14) Tell me about the making of your CD "Let Me Say That Again“.

This was the CD that really said I can stand on my own 2 feet. The CD happened actually in 2 parts. In 2006 I badly needed a new demo as the other one I had was nearly 10 years old. I am good friends with Bernard Allison and the  members of his band. He was coming through Germany and I just asked them since they had a day off would they mind coming into the studio. At the time we just called off tunes played through them and recorded. I simply thought I was making a good demo and had not given it too much more thought. What I was not expecting was the media reaction afetrwards and the demand for a CD. In 2007 they were doing a tour I wanted to record with them but I was out touring myself. I didnt think we would be able to connect but as fate would have it I returned from Latvia on a Sunday night and I had 2 days off before leaving again. They just happend to have Monday off in their tour schedule and were only about 30 miles away. We connected and went into the studio this time with the addition of Rusty Hall on keys and Klaus Schnirring on Drums.  Rusty and I had worked together in Lonnie Brooks Band for 3 years and had always wanted to record together. This was just so much fun and literally almost all of it was done live. I wanted that sort of feel. There are a few dings here and there that I chose not to overdub. What you hear is the true live energy of the band.
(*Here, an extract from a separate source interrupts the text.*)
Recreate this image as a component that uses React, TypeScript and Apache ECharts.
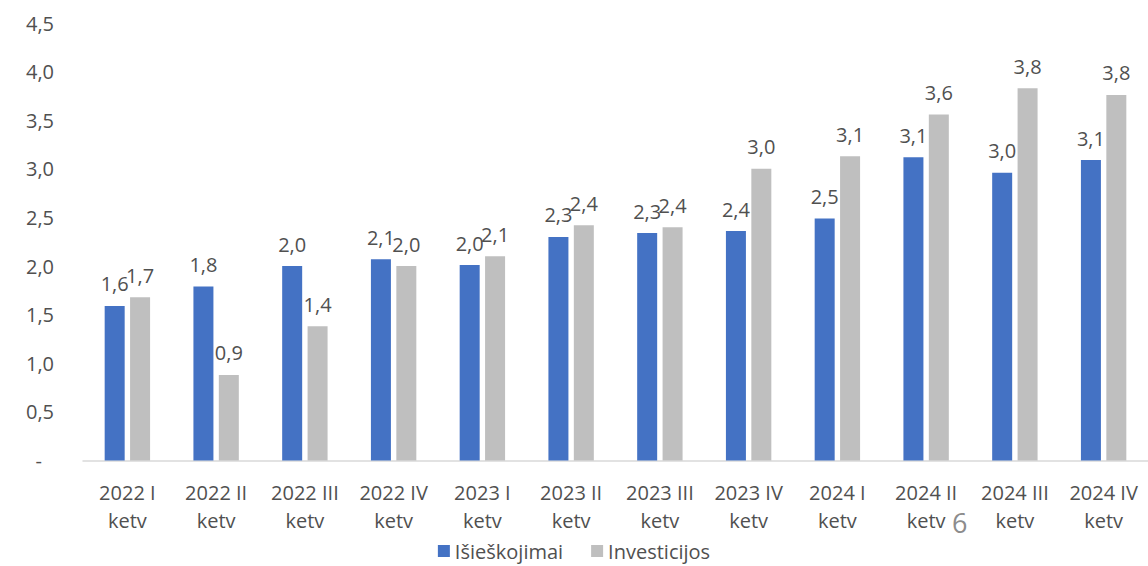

15) A lot of musical styles are fads but the Blues is always with us. Why do you think that is?

      Blues has an honesty about it that you cant find in other music. Real Blues tells a story. It takes you on a journey.

16) How do you see the future of Blues Music?

    Well, in some ways I see a good future and in other ways I am concerned. I am happy to see so many new people getting involved in the art form. The internet will play a huge role in the proliferation of this music. It is great that I have an artist from as far away as South Korea who has heard and been influenced by my music and want to share videos and MP3s. It is also a source of great relief that I can now market my own music independantly and not have it filtered through some record company.

    I am encouraged that people are infusing Blues with Funk, Hip-Hop, and Rock as well. It expands the audience and in some ways the appeal of the music. Herein lies my cause for concern. I see so many people who are claiming to be Blues players without really digging into the history and understanding what this music is about and where it came from. Blues is a music of conversation, storytelling, and its a music that comes from the people and for the most part remained among the people. Some musicians forget that and just talk at the people. Its not about the technical skill but the story you tell with that technique.

17) What are your future plans/gigs/Tours/Albums?

I am so excited about the next CD at the moment. Unfortunately being a totally indy artist money to record is always the hardest part. I am hoping to return to Chicago and get in the studio to record in November. I would like the CD out next February and then a full EU tour to follow. I have already started playing some of the tunes out live to see what people think and the reaction has been phenomenal. Musically I have 2 seperate CDs written. One is a little more STAXish  R&B with horns and the other is a straight ahead Chicago gut bucket no frills Blues. I dont want to give too much away yet because I have not yet exactly figured out I am going to proceed. 

     I bought a new device so I can record all my live shows in MP3 and edit out songs that I am trying out. I will be posting tunes to my website and I am asking fans to periodically visit me and let me know what you think of the tunes. I can start to get some feedback on the tunes and maybe it will make the space between CDs seem shorter. I cant wait to see how this new feature works.

Khalif, thank you so much for your time.
Alan White  -  earlyblues.com


Postscript from Khalif:
To Alan White & Early Blues:
    I thank you so very much for taking the time to listen to my music. It is an incredible gift to have people like you keep the true soul of this music and tradition documented.